Business Warrior also tests your page speed for free! Book a free call to see how fast your website is and how you can improve it. 

Site Security/SSL Certification 

Google now ranks websites based on how safe they are and how hackable they are. If you don’t have an SSL Certification on your site, that will affect your local SEO. An SSL certificate is usually free and can be obtained from your registrar quite easily.

Schema Markup/Structured Data

As part of the Page Experience Update, Google prefers modern sites and data. If you’ve ever seen search results that are longer and list out a site’s main pages; or highlight an important piece of data; or contain a 5-star ranking system or list of events, then you’re familiar with schema markup. It can look like this: 

Google favors pages that use schema markup because it makes those pages’ search results more useful to searchers. As a bonus, they also cause search results to stand out from the rest of the others on the page.

If you want to learn about schema markup best practices, we recommend checking out this Ahrefs blog. It walks you through exactly what to do to make the most of them!

Keywords in URLs, Headers, Meta Descriptions

Keywords don’t only belong in title tags.
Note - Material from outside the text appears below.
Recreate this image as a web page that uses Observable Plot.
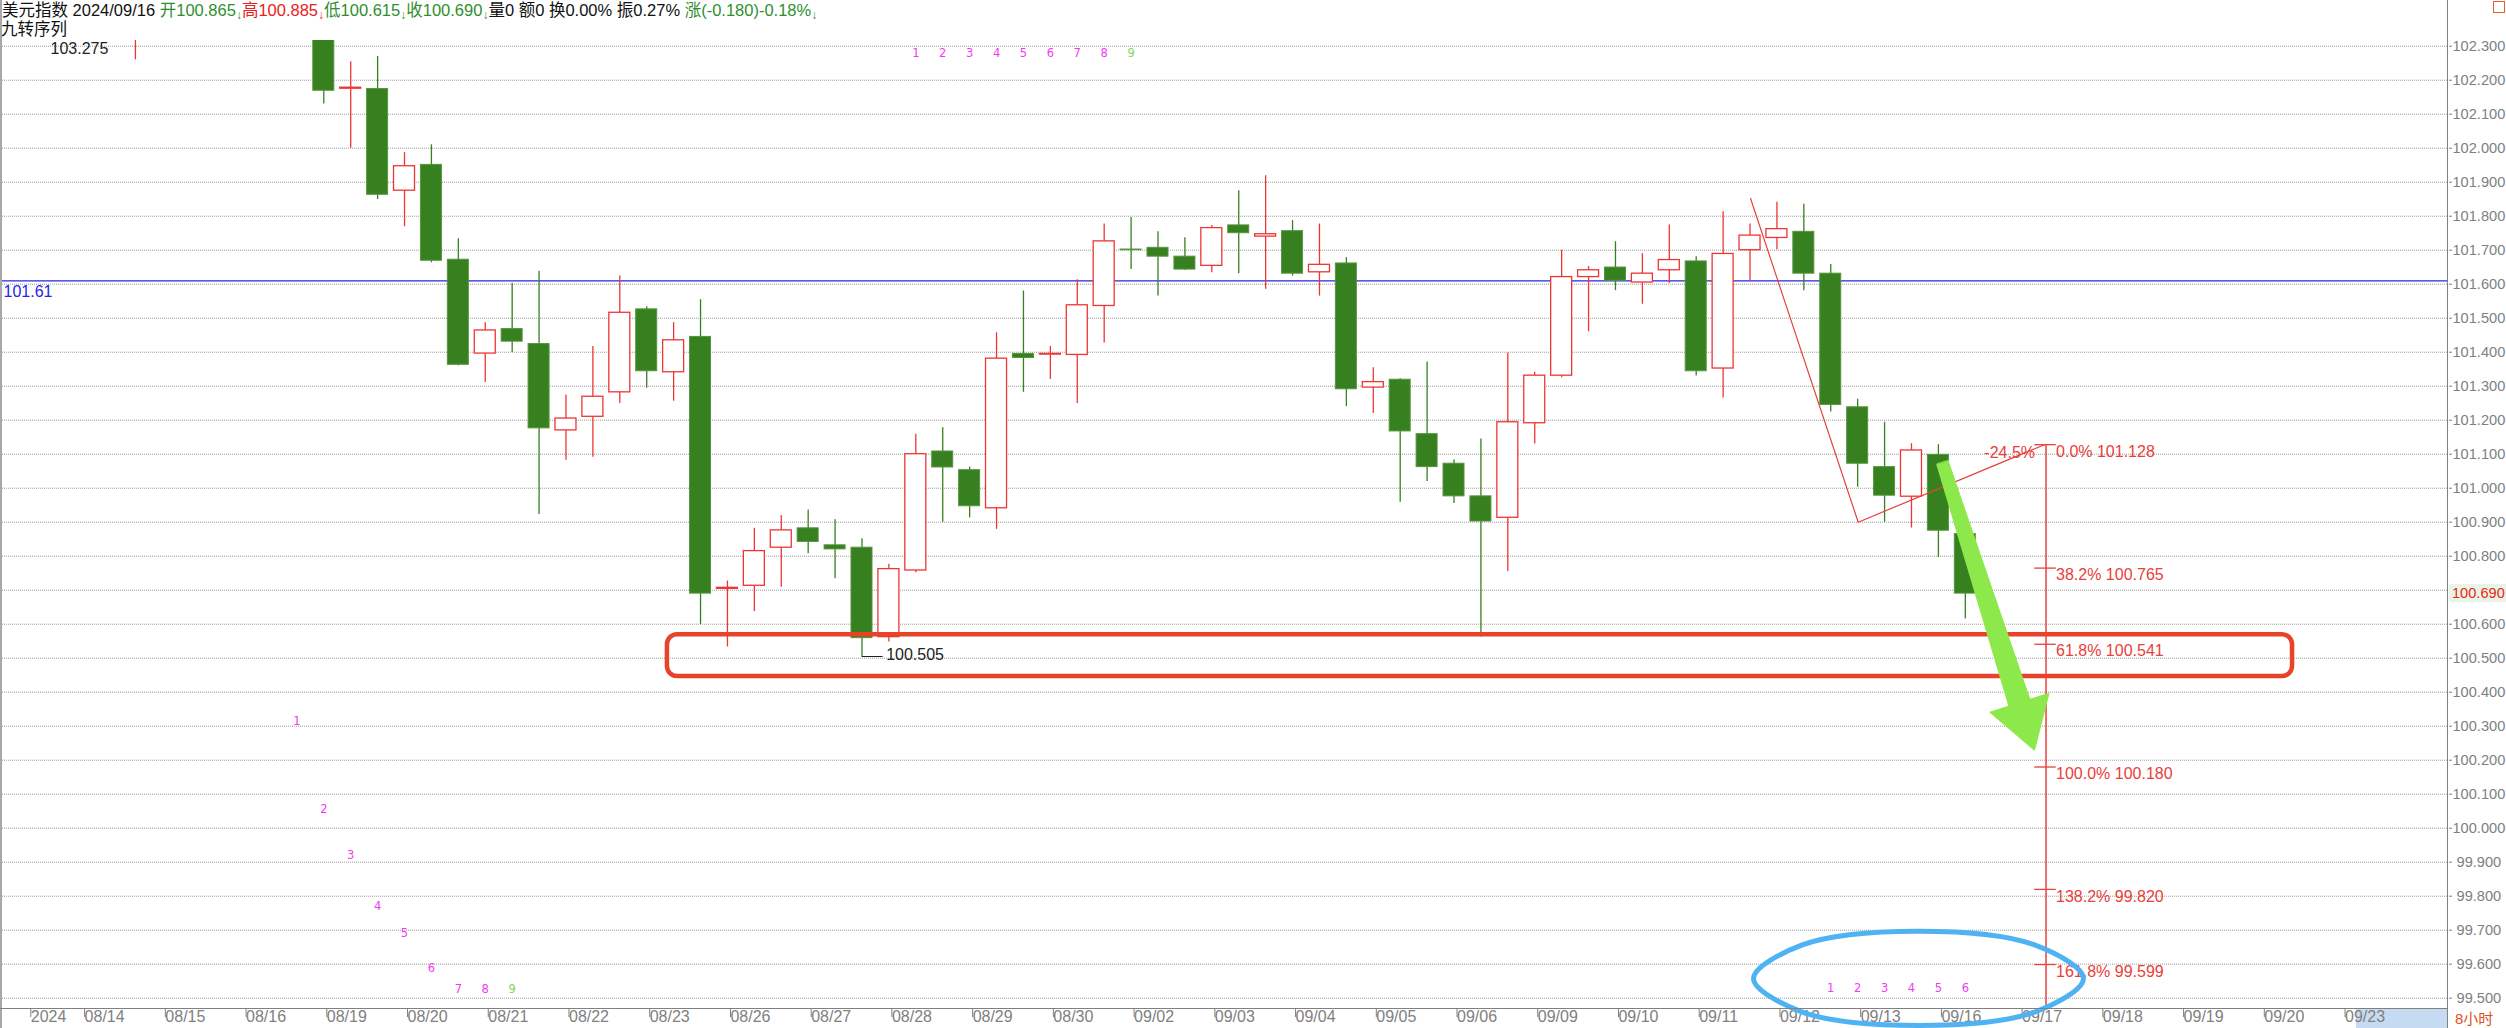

They should be placed in your URL, Headers, and meta descriptions in every essential webpage and every blog post. 

Including keywords in a page’s H1, H2, and H3 tags is a best practice that helps Google’s AI identify what your website and blog are about. Same with your meta description — the little snippet of text below a Google Search listing — and your URL. 

The Main Takeaways

You don’t have to stay on top of every single Google update but being aware of new features and shifting weights of factors gives essential context to what you’re seeing in your site’s performance data. Stay on top of it and ahead of the curve and you’ll beat the algorithm at its own game.